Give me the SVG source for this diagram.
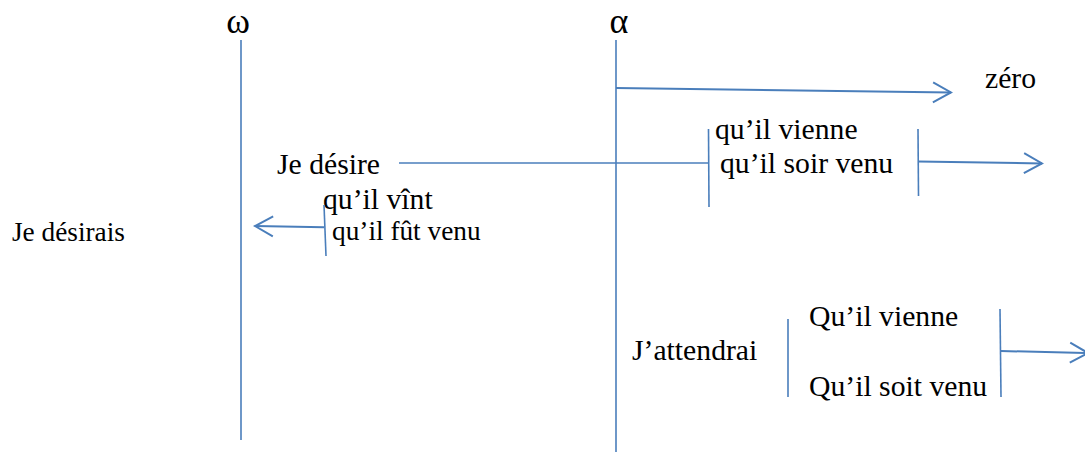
<svg xmlns="http://www.w3.org/2000/svg" width="1085" height="452" viewBox="0 0 1085 452">
<style>
.t{font-family:'Liberation Serif','DejaVu Serif',serif;fill:#000;font-size:29.7px}
.s{font-size:27.3px}
.g{font-size:36px}
.ln{stroke:#4A7EBB;stroke-width:1.6;fill:none}
.ar{stroke:#4A7EBB;stroke-width:2;fill:none}
</style>
<defs>
<marker id="arr" markerUnits="userSpaceOnUse" viewBox="0 0 22 24" markerWidth="22" markerHeight="24" refX="20" refY="12" orient="auto">
<path d="M2,2 L20,12 L2,22" fill="none" stroke="#4A7EBB" stroke-width="2"/>
</marker>
</defs>
<g id="omega"><text class="t g" x="238" y="33" text-anchor="middle">ω</text></g>
<g id="alpha"><text class="t g" x="619" y="33" text-anchor="middle">α</text></g>
<g id="zero"><text class="t" x="985" y="88">zéro</text></g>
<g id="je-desire"><text class="t" x="277" y="174">Je désire</text></g>
<g id="present"><text class="t" x="715" y="139">qu’il vienne</text><text class="t" x="720" y="173">qu’il soir venu</text></g>
<g id="passe"><text class="t" x="323" y="209">qu’il vînt</text><text class="t s" x="332" y="240">qu’il fût venu</text></g>
<g id="je-desirais"><text class="t s" x="12" y="241">Je désirais</text></g>
<g id="jattendrai"><text class="t" x="632" y="360">J’attendrai</text></g>
<g id="futur"><text class="t" x="809" y="326">Qu’il vienne</text><text class="t" x="809" y="396">Qu’il soit venu</text></g>
<g id="connectors">
<line class="ln" x1="241" y1="40" x2="241" y2="440"/>
<line class="ln" x1="616" y1="40" x2="616" y2="452"/>
<line class="ar" x1="616" y1="88" x2="951" y2="92.5" marker-end="url(#arr)"/>
<line class="ln" x1="399" y1="163" x2="708" y2="163"/>
<line class="ln" x1="708.5" y1="129" x2="709" y2="207"/>
<line class="ln" x1="918" y1="129" x2="918.5" y2="196"/>
<line class="ar" x1="918" y1="161.5" x2="1042" y2="163.5" marker-end="url(#arr)"/>
<line class="ln" x1="324" y1="205" x2="326" y2="256"/>
<line class="ar" x1="324" y1="227.3" x2="255" y2="226" marker-end="url(#arr)"/>
<line class="ln" x1="788" y1="319" x2="788" y2="397"/>
<line class="ln" x1="1000" y1="309" x2="1001" y2="397"/>
<line class="ar" x1="1001" y1="351" x2="1088" y2="353" marker-end="url(#arr)"/>
</g>
</svg>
##############################
• **Aim of the task**: Give the data again exactly as written, with all pictures left out.

• **Exercise solution**:
Give me the SVG source for this diagram.
<svg xmlns="http://www.w3.org/2000/svg" width="1085" height="452" viewBox="0 0 1085 452">
<style>
.t{font-family:'Liberation Serif','DejaVu Serif',serif;fill:#000;font-size:29.7px}
.s{font-size:27.3px}
.g{font-size:36px}
.ln{stroke:#4A7EBB;stroke-width:1.6;fill:none}
.ar{stroke:#4A7EBB;stroke-width:2;fill:none}
</style>
<defs>
<marker id="arr" markerUnits="userSpaceOnUse" viewBox="0 0 22 24" markerWidth="22" markerHeight="24" refX="20" refY="12" orient="auto">
<path d="M2,2 L20,12 L2,22" fill="none" stroke="#4A7EBB" stroke-width="2"/>
</marker>
</defs>
<g id="omega"><text class="t g" x="238" y="33" text-anchor="middle">ω</text></g>
<g id="alpha"><text class="t g" x="619" y="33" text-anchor="middle">α</text></g>
<g id="zero"><text class="t" x="985" y="88">zéro</text></g>
<g id="je-desire"><text class="t" x="277" y="174">Je désire</text></g>
<g id="present"><text class="t" x="715" y="139">qu’il vienne</text><text class="t" x="720" y="173">qu’il soir venu</text></g>
<g id="passe"><text class="t" x="323" y="209">qu’il vînt</text><text class="t s" x="332" y="240">qu’il fût venu</text></g>
<g id="je-desirais"><text class="t s" x="12" y="241">Je désirais</text></g>
<g id="jattendrai"><text class="t" x="632" y="360">J’attendrai</text></g>
<g id="futur"><text class="t" x="809" y="326">Qu’il vienne</text><text class="t" x="809" y="396">Qu’il soit venu</text></g>
<g id="connectors">
<line class="ln" x1="241" y1="40" x2="241" y2="440"/>
<line class="ln" x1="616" y1="40" x2="616" y2="452"/>
<line class="ar" x1="616" y1="88" x2="951" y2="92.5" marker-end="url(#arr)"/>
<line class="ln" x1="399" y1="163" x2="708" y2="163"/>
<line class="ln" x1="708.5" y1="129" x2="709" y2="207"/>
<line class="ln" x1="918" y1="129" x2="918.5" y2="196"/>
<line class="ar" x1="918" y1="161.5" x2="1042" y2="163.5" marker-end="url(#arr)"/>
<line class="ln" x1="324" y1="205" x2="326" y2="256"/>
<line class="ar" x1="324" y1="227.3" x2="255" y2="226" marker-end="url(#arr)"/>
<line class="ln" x1="788" y1="319" x2="788" y2="397"/>
<line class="ln" x1="1000" y1="309" x2="1001" y2="397"/>
<line class="ar" x1="1001" y1="351" x2="1088" y2="353" marker-end="url(#arr)"/>
</g>
</svg>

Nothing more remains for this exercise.